With the new year/decade, I established some goals for 2020.

I am on pace with my 60% savings rate goal (or right around it) and $50K in annual savings/contributions to investments. As I’ve said, I largely automate this. I do sort of run my “overdraft” through my brokerage account, so that is one reason I’m not 100% certain about the returns. I usually just look at how things have been trending and only really dig into the underlying figures maybe once a year.

My body composition goal is status quo. I started doing some cardio lately. I do not have a home gym. I am trying to eat pop tarts as I type this…not ideal.

As for the reading goal, I have finished When Genius Failed, and Concentrated Investing. I forgot that I also “read” (it has a ton of graphics/charts) Factfulness. It was interesting, but I don’t think I would recommend it.

I am pretty sure there is like a Ted Talk or something about the premise which gives you the gist. Essentially, the world has been dramatically improving and narratives (negative ones in this case) are totally untrustworthy. You have to go to the data to make meaningful inference.
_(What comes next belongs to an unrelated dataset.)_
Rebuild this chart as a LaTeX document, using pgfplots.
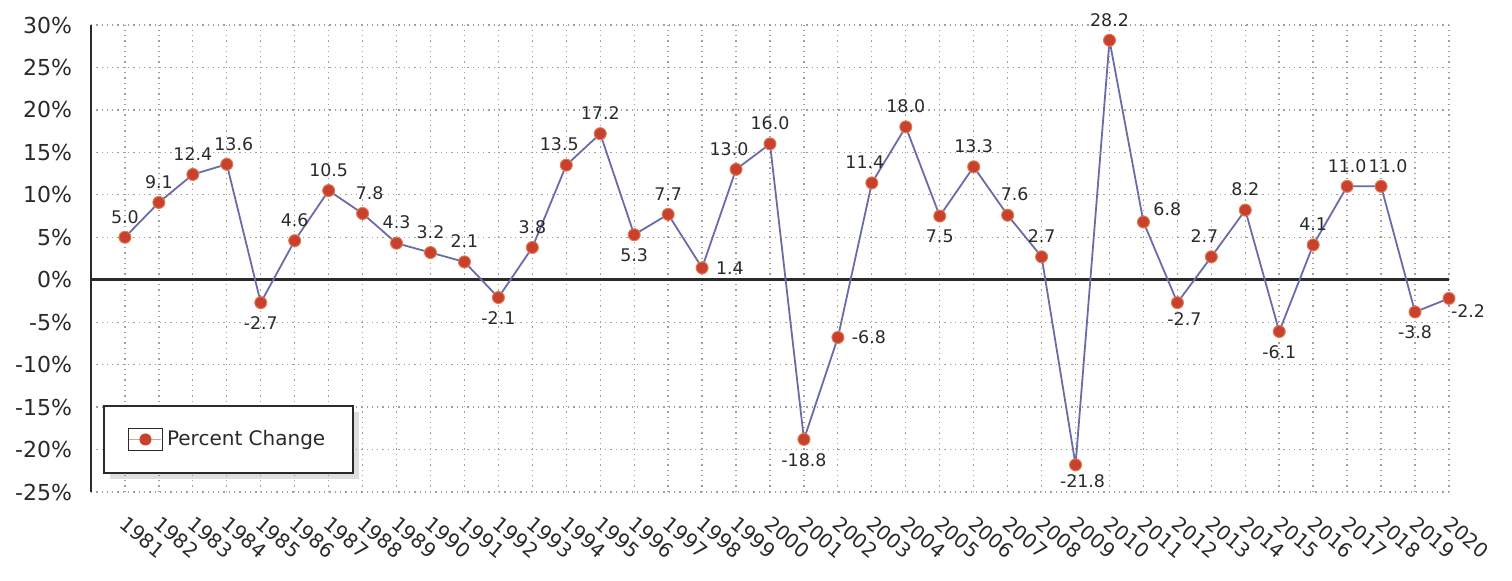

I do think it conveys some very useful information (especially in the current environment) for the general population, about framing and narrative, but I don’t know how remarkable it is within the pantheon of great books extolling the virtues of taking an evidence-based, behaviorally-aware path through life.

I recently picked up Jake Taylor’s the Rebel Allocator. I am enjoying the book and should be able to finish it up this month, with any cooperation from my toddler or my job. I am also reading Towers of Debt about the Reichmanns. They were big Canadian real estate developers who did Canary Wharf in London and Battery Park City in New York, among other developments. I can see that they are going to blow up based on levering too much and it sounds like they were using short-term commercial paper to finance longer-term cash flows. I am only moderately interested in real estate outside of REITS. I get the tax and positive leverage benefits (and even the optionality of levering up and maybe mailing the keys to the bank if you blow up), but I don’t know, it seems like a lot of work….maybe if I was at all handy.

ONWARD

Well, my toddler (and wife) didn’t allow me to watch the Berkshire meeting live yesterday, so I’m going to try and sneak it in this week. Here’s the full five hour plus video (what stamina and mental acuity!):

Yahoo puts out an audio only podcast version if that works better for you. I wonder if and when Buffett.cnbc.com will have the video. They provide transcripts and the videos are searchable. I really think I might try to go to Omaha next year. I’ve never been. It seems kind of like a pain in the ass, if you aren’t going there with the first-class crowd or to market something. Maybe I will go to the Boston Omaha meeting instead.

Well, the weather is really nice here today, so think I am going to go outside and read the Viacom proxy materials which I just received. The bright sunshine should help keep me from becoming too depressed as I read through the document. Thanks for reading and stay safe!